Madam Carolyn Edlebeck, Head of Programmes at the Catholic Relief Service (CRS), has observed the practice of widespread Open Defecation is resulting in the poor sanitation conditions in Tamale, the northern regional capital.

She disclosed less one percent of the communities in the metropolis are certified as open defecation free (ODF) with residents mainly depending on public toilets. She added nearly 60 percent of adults do not meet their needs for cleanliness, privacy and convenience.

“Additionally, 81 percent of households do not have private latrines.
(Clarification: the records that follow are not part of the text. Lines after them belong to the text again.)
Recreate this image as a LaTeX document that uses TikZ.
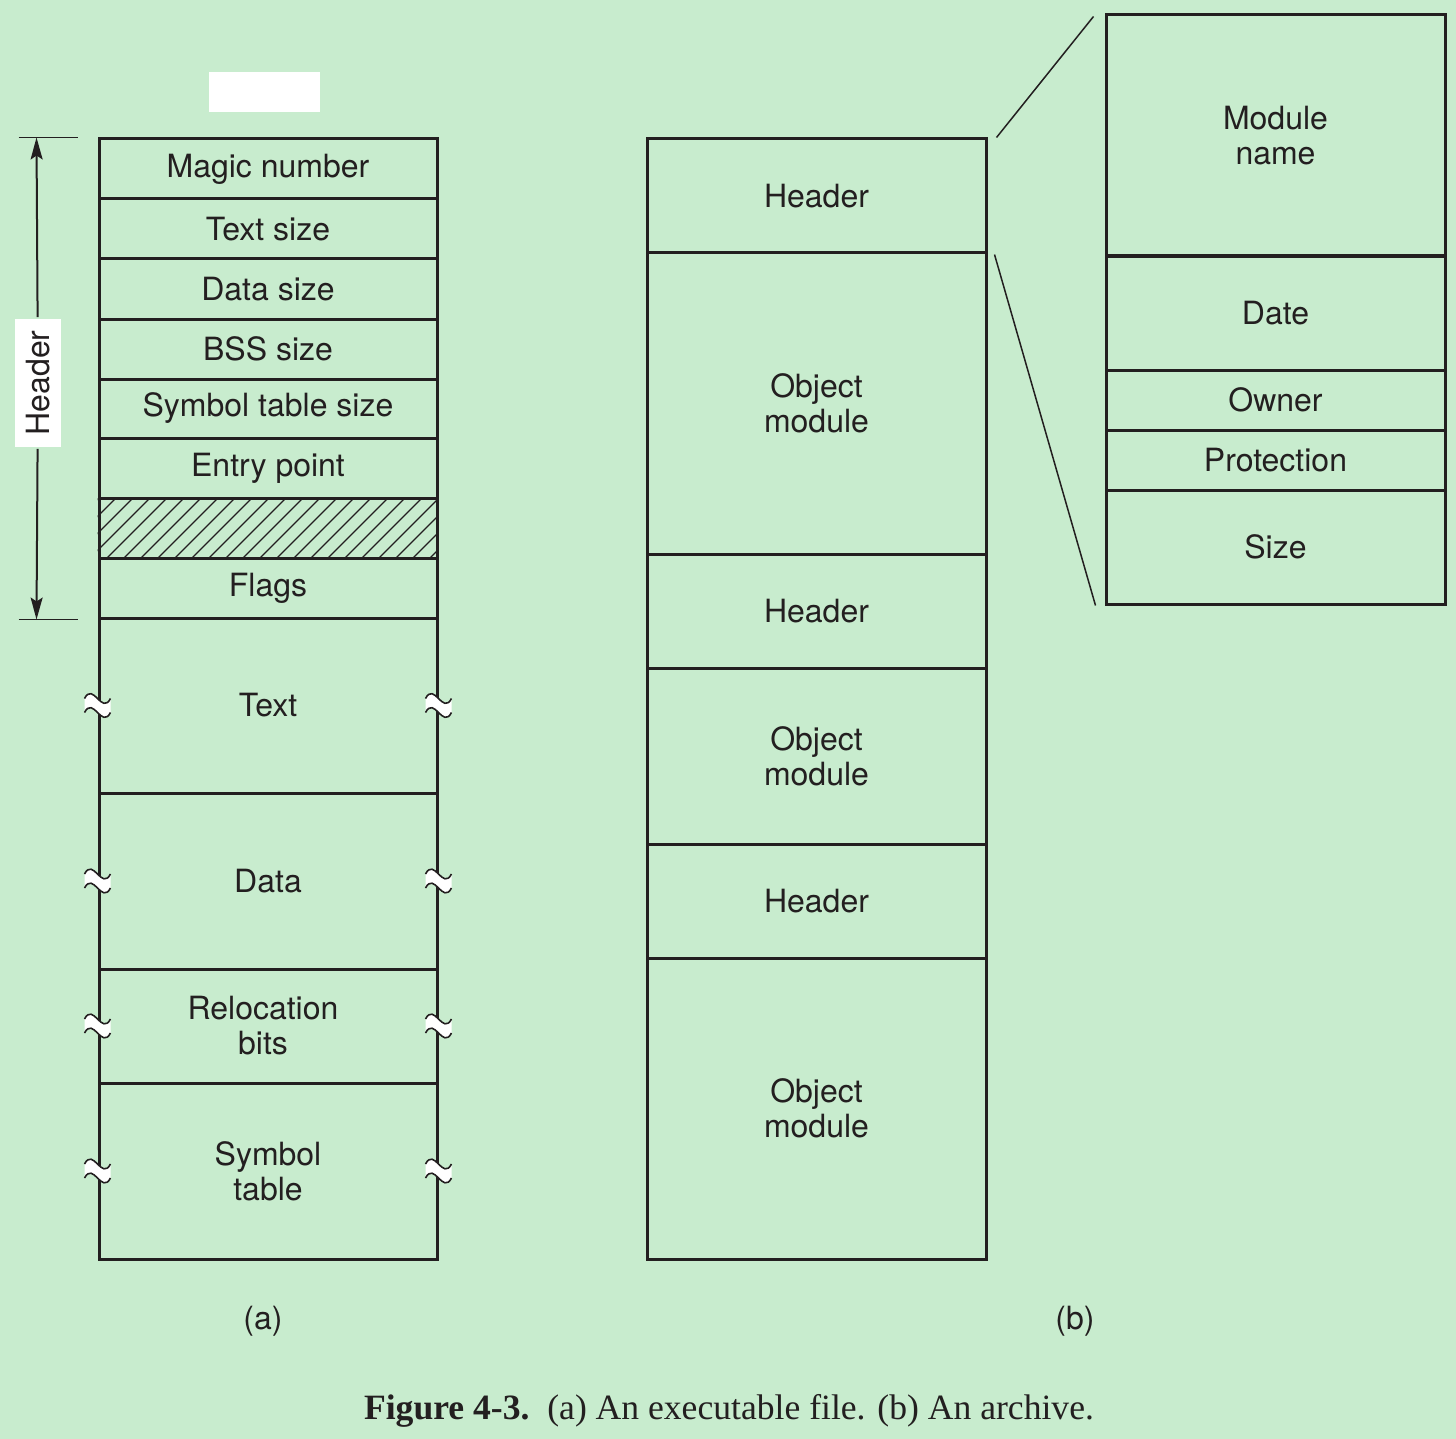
\documentclass[tikz,border=0pt]{standalone}
\usepackage{fontspec}
\setmainfont{TeX Gyre Heros}
\newfontfamily\capfont{Liberation Serif}
\usetikzlibrary{arrows.meta}
\definecolor{paper}{RGB}{200,236,206}
\definecolor{ink}{RGB}{35,31,32}
\tikzset{
every picture/.style={
line width=1.5pt
}}

\begin{document}
\begin{tikzpicture}[x=0.5pt, y=-0.5pt, ink,
cell/.style = {rectangle, draw=ink, line width=1.5pt, minimum width=169pt, inner sep=0pt, align=center, text=ink, font=\fontsize{16}{17.5}\selectfont},
wcell/.style = {cell, minimum width=169.5pt},
thinline/.style = {draw=ink, line width=0.75pt},
hatchline/.style = {draw=ink, line width=0.6pt},
dimline/.style = {draw=ink, line width=1pt, -{Stealth[length=11pt, width=6pt, inset=2pt]}},
hdrlab/.style = {fill=white, rotate=90, inner xsep=6pt, inner ysep=3pt, minimum height=23pt, text=ink, font=\fontsize{16}{17.5}\selectfont},
lab/.style = {text=ink, font=\fontsize{16}{17.5}\selectfont},
brk/.pic = {
 \fill[white] (-13,-7) .. controls (-4,-24) and (4,10) .. (13,-7) -- (13,7) .. controls (4,24) and (-4,-10) .. (-13,7) -- cycle;
 \draw[line width=0.8pt] (-13,-7) .. controls (-4,-24) and (4,10) .. (13,-7);
 \draw[line width=0.8pt] (-13,7) .. controls (-4,-10) and (4,24) .. (13,7);
}]

\fill[paper] (0,0) rectangle (1456,1439);
\useasboundingbox (0,0) rectangle (1456,1439);

% (a) executable file
\node[fill=white, minimum width=55.5pt, minimum height=20pt, inner sep=0pt] (blank) at (264.5,92) {};

\node[cell, minimum height=30pt] (mag) at (268,169) {Magic number};
\node[cell, minimum height=30pt] (tsz) at (268,229) {Text size};
\node[cell, minimum height=30pt] (dsz) at (268,289) {Data size};
\node[cell, minimum height=30pt] (bsz) at (268,349) {BSS size};
\node[cell, minimum height=29.5pt] (ssz) at (268,408.5) {Symbol table size};
\node[cell, minimum height=30pt] (ent) at (268,468) {Entry point};
\node[cell, minimum height=30pt] (pad) at (268,528) {};
\node[cell, minimum height=30pt] (flg) at (268,588) {Flags};
\node[cell, minimum height=87.5pt] (txt) at (268,705.5) {Text};
\node[cell, minimum height=88pt] (dat) at (268,881) {Data};
\node[cell, minimum height=57pt] (rel) at (268,1026) {\hspace*{-5pt}Relocation\\\hspace*{-5pt}bits};
\node[cell, minimum height=88pt] (sym) at (268,1171) {Symbol\\table};

\begin{scope}
\clip (pad.south west) rectangle (pad.north east);
\foreach \k in {0,...,23}
  \draw[hatchline] ({39+17*\k},558) -- ({99+17*\k},498);
\end{scope}

\pic at (txt.west) {brk};
\pic at (txt.east) {brk};
\pic at (dat.west) {brk};
\pic at (dat.east) {brk};
\pic at (rel.west) {brk};
\pic at (rel.east) {brk};
\pic at (sym.west) {brk};
\pic at (sym.east) {brk};

% header dimension
\draw[thinline] ([xshift=-39.5pt]mag.north west) -- ([xshift=-10pt]mag.north west);
\draw[thinline] ([xshift=-39.5pt]flg.south west) -- ([xshift=-10pt]flg.south west);
\coordinate (dtop) at ([xshift=-30.5pt]mag.north west);
\coordinate (dbot) at ([xshift=-30.5pt]flg.south west);
\node[hdrlab] (hlab) at (38,383) {Header};
\draw[dimline] (hlab) -- (dtop);
\draw[dimline] (hlab) -- (dbot);

% (b) archive
\node[wcell, minimum height=57pt] (hdra) at (816.5,196) {Header};
\node[wcell, minimum height=150.5pt] (obja) at (816.5,403.5) {Object\\module};
\node[wcell, minimum height=57pt] (hdrb) at (816.5,611) {Header};
\node[wcell, minimum height=88pt] (objb) at (816.5,756) {Object\\module};
\node[wcell, minimum height=57pt] (hdrc) at (816.5,901) {Header};
\node[wcell, minimum height=150.5pt] (objc) at (816.5,1108.5) {Object\\module};

% header fields
\node[wcell, minimum height=121pt] (modn) at (1275.5,136) {Module\\name};
\node[wcell, minimum height=57pt] (date) at (1275.5,313) {Date};
\node[wcell, minimum height=30pt] (own) at (1275.5,400) {Owner};
\node[wcell, minimum height=30pt] (prot) at (1275.5,460) {Protection};
\node[wcell, minimum height=57pt] (size) at (1275.5,547) {Size};

\draw[thinline] ([xshift=4.5pt]hdra.north east) -- ([xshift=-5.5pt,yshift=-1.5pt]modn.north west);
\draw[thinline] ([xshift=3.5pt]hdra.south east) -- ([xshift=-4.5pt]size.south west);

\node[lab] (la) at (263,1321) {(a)};
\node[lab] (lb) at (1075,1321) {(b)};

\node[text=ink, font=\capfont\fontsize{17.8}{20}\selectfont] (cap) at (729,1411) {\textbf{Figure 4-3.}\ \ (a) An executable file. (b) An archive.};
\end{tikzpicture}
\end{document}
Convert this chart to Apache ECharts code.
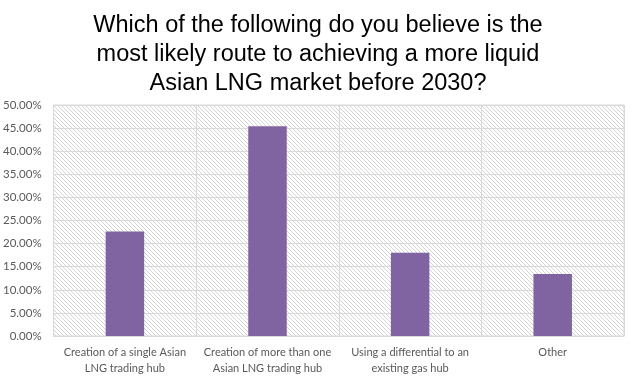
<!DOCTYPE html>
<html><head><meta charset="utf-8">
<script src="https://cdn.jsdelivr.net/npm/echarts@6/dist/echarts.min.js"></script>
<style>html,body{margin:0;padding:0;background:#fff}#c{width:636px;height:380px}</style>
</head><body><div id="c"></div>
<script>
const titleText = 'Which of the following do you believe is the\nmost likely route to achieving a more liquid\nAsian LNG market before 2030?';
const categories = ['Creation of a single Asian\nLNG trading hub', 'Creation of more than one\nAsian LNG trading hub', 'Using a differential to an\nexisting gas hub', 'Other'];
const values = [0.226, 0.454, 0.180, 0.134];
const yTicks = [0, 0.05, 0.10, 0.15, 0.20, 0.25, 0.30, 0.35, 0.40, 0.45, 0.50];

const pc = document.createElement('canvas');
pc.width = 4; pc.height = 4;
const g = pc.getContext('2d');
g.fillStyle = '#ffffff'; g.fillRect(0,0,4,4);
g.fillStyle = '#d4d4d4';
for (let i = 0; i < 4; i++) g.fillRect(i, i, 1, 1);

const chart = echarts.init(document.getElementById('c'));
chart.setOption({
  animation: false,
  title: {
    text: titleText, left: 'center', top: 6,
    textStyle: { fontFamily: 'Liberation Sans', fontSize: 23.5, fontWeight: 'normal', color: '#000', lineHeight: 29 }
  },
  grid: { left: 52, right: 12, top: 105, bottom: 44, show: true, borderColor: '#d9d9d9', borderWidth: 1,
    backgroundColor: { image: pc, repeat: 'repeat' } },
  xAxis: {
    type: 'category', data: categories,
    axisLine: { lineStyle: { color: '#d9d9d9' } },
    axisTick: { show: false },
    splitLine: { show: true, lineStyle: { color: '#d9d9d9', width: 1 } },
    axisLabel: { color: '#595959', fontFamily: 'Lato', fontSize: 11, lineHeight: 16, margin: 8, interval: 0 }
  },
  yAxis: {
    type: 'value', min: 0, max: 0.5, interval: 0.05,
    axisLine: { show: false }, axisTick: { show: false },
    splitLine: { lineStyle: { color: '#d9d9d9', width: 1 } },
    axisLabel: { color: '#595959', fontFamily: 'Lato', fontSize: 11.5, margin: 12,
      formatter: v => (v * 100).toFixed(2) + '%' }
  },
  series: [{ type: 'bar', data: values, barWidth: '27%', itemStyle: { color: '#8064a2' } }]
});
</script></body></html>
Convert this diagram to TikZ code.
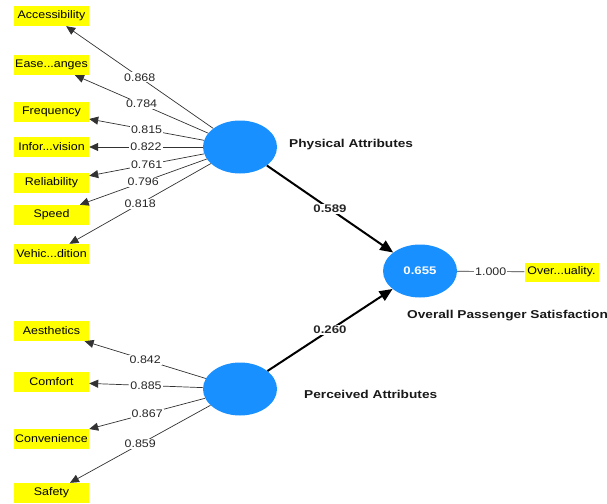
\documentclass[tikz,border=0pt]{standalone}
\usepackage{fontspec}
\setmainfont{Liberation Sans}
\newfontfamily\nrm[FakeStretch=1.13]{Liberation Sans}
\newfontfamily\bld[FakeStretch=1.2]{Liberation Sans}
\usetikzlibrary{shapes.geometric,arrows.meta}
\definecolor{lvblue}{RGB}{25,144,255}
\definecolor{indyellow}{RGB}{255,255,0}
\definecolor{lineg}{RGB}{50,50,50}
\tikzset{
  indbox/.style={fill=indyellow, minimum width=75pt, minimum height=20pt, inner sep=0pt,
    font=\nrm\fontsize{11}{13}\selectfont},
  lv/.style={ellipse, fill=lvblue, minimum width=74pt, minimum height=53pt, inner sep=0pt},
  outerarr/.style={draw=lineg, line width=0.7pt, -{Triangle[length=9pt,width=8pt]}},
  outerline/.style={draw=lineg, line width=0.7pt},
  innerarr/.style={draw=black, line width=2pt, -{Triangle[length=13pt,width=11pt]}},
  ld/.style={fill=white, inner sep=1pt, text=black!85, font=\nrm\fontsize{11}{13}\selectfont},
  pd/.style={fill=white, inner sep=1pt, text=black!85, font=\bld\bfseries\fontsize{11}{13}\selectfont},
  lvname/.style={anchor=west, inner sep=0pt, text=black!90, font=\bld\bfseries\fontsize{11.4}{13}\selectfont}
}
\begin{document}
\begin{tikzpicture}[x=1pt,y=-1pt]
\useasboundingbox (0,0) rectangle (607,503);
% latent variables
\node[lv] (phys) at (240,147) {};
\node[lv] (perc) at (240,389) {};
\node[lv, text=white, font=\bld\bfseries\fontsize{11}{13}\selectfont] (ops) at (420,271) {0.655};
% indicators
\node[indbox] (acc) at (51.5,16) {Accessibility};
\node[indbox] (ease) at (51.5,65) {Ease...anges};
\node[indbox] (freq) at (51.5,112) {Frequency};
\node[indbox] (info) at (51.5,147) {Infor...vision};
\node[indbox] (rel) at (51.5,183) {Reliability};
\node[indbox] (spd) at (51.5,215) {Speed};
\node[indbox] (veh) at (51.5,254) {Vehic...dition};
\node[indbox] (aes) at (51.5,331) {Aesthetics};
\node[indbox] (com) at (51.5,382) {Comfort};
\node[indbox] (con) at (51.5,439) {Convenience};
\node[indbox] (saf) at (51.5,493) {Safety};
\node[indbox, minimum width=74pt, minimum height=19pt] (ovq) at (561.5,272) {Over...uality.};
% names
\node[lvname] (physn) at (289,144.5) {Physical Attributes};
\node[lvname] (percn) at (304,394) {Perceived Attributes};
\node[lvname] (opsn) at (407,316) {Overall Passenger Satisfaction};
% outer loadings
\draw[outerarr] (phys) -- (acc) node[ld, midway] {0.868};
\draw[outerarr] (phys) -- (ease) node[ld, midway] {0.784};
\draw[outerarr] (phys) -- (freq) node[ld, midway] {0.815};
\draw[outerarr] (phys) -- (info) node[ld, midway] {0.822};
\draw[outerarr] (phys) -- (rel) node[ld, midway] {0.761};
\draw[outerarr] (phys) -- (spd) node[ld, midway] {0.796};
\draw[outerarr] (phys) -- (veh) node[ld, midway] {0.818};
\draw[outerarr] (perc) -- (aes) node[ld, midway] {0.842};
\draw[outerarr] (perc) -- (com) node[ld, midway] {0.885};
\draw[outerarr] (perc) -- (con) node[ld, midway] {0.867};
\draw[outerarr] (perc) -- (saf) node[ld, midway] {0.859};
\draw[outerline] (ops) -- (ovq) node[ld, midway] {1.000};
% path coefficients
\draw[innerarr] (phys) -- (ops) node[pd, midway] {0.589};
\draw[innerarr] (perc) -- (ops) node[pd, midway] {0.260};
\end{tikzpicture}
\end{document}
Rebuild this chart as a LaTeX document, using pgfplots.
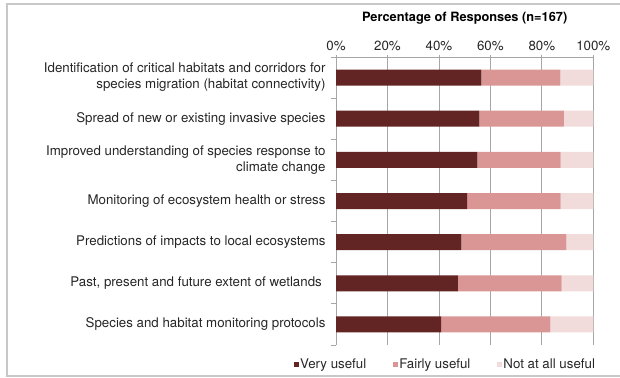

This has resulted in the prevalence of diarrhea and cholera.”

The CRS Head of Programmes made this known during the celebration of the 2021 World Toilet Day last Thursday in Tamale.

She said the theme for the celebration, “Valuing Toilets” draws attention to the fact that toilets and the sanitation systems that support them are underfunded, poorly managed, or neglected in many parts of the world with devastating consequences on health, economies and the environment, particularly in the poorest and most marginalized communities.

She asserted public investment in the water and sanitation sector in Ghana has not kept pace with economic growth and urbanization, stating basic sanitation services currently stand at 17 percent for rural coverage and 25 percent urban coverage.

“Only one in five households have an improved toilet in the home with 22% of the population still practicing open defecation. Furthermore, over 13 million Ghanaians use shared facilities concentrated primarily in low-income urban settlements.”

WASH and Resilience Project

Accordingly, the CRS Programmes Head noted her outfit since 2019 in order to implement the Urban WASH and Resilience Project has been working with the Tamale Metropolitan and Sagnarigu Municipal Assemblies, Ghana Water Company Limited and other key stakeholders tohelp address water security and sanitation challenges in Greater Tamale in line with the CRS response to the need for adequate planning, funding for sanitation systems and for improved hygiene and sanitation among residents.

“The commitment to Urban Resilience is a priority area in our Regional and Country Strategic Plans, seeking to catalyze transformational change at scale, to build a more just, equitable, and prosperous world for all” she emphasized.

Madam Carolyn Edlebeck said the Urban WASH and Resilience Project together with key stakeholders in the last two years have facilitated the construction of 505 household toilets in Tamale Metropolis and Sagnerigu Municipality serving over 5,000 beneficiaries, rehabilitated 7 public toilets with 3 of them certified as WASH friendly and trained 30 Water and Sanitation Management Teams in properly managing water points as well as 7 area mechanics to provide borehole repair services to communities to sustain the supply of water in the communities.

WASH Action Plan

To improve collaboration and coordination, CRS, together with Tamale Metropolitan, Sagnerigu Municipal Assemblies, and other stakeholders have drafted a Citywide Inclusive WASH action plan for Greater Tamale. This WASH action plan seeks to leverage sector players resources (Private, Public, CBOs and NGOs) to address key gaps along the entire sanitation service chain in Greater Tamale.

According to Carolyn Edlebeck, the Citywide WASH action plan focuses on 6 key sections: Resource Mobilization, Solid waste management, Enhanced coordination among sector actors, eradicating open defecation, Institutional WASH, Sanitation in public places, and Improving Access to Potable Water.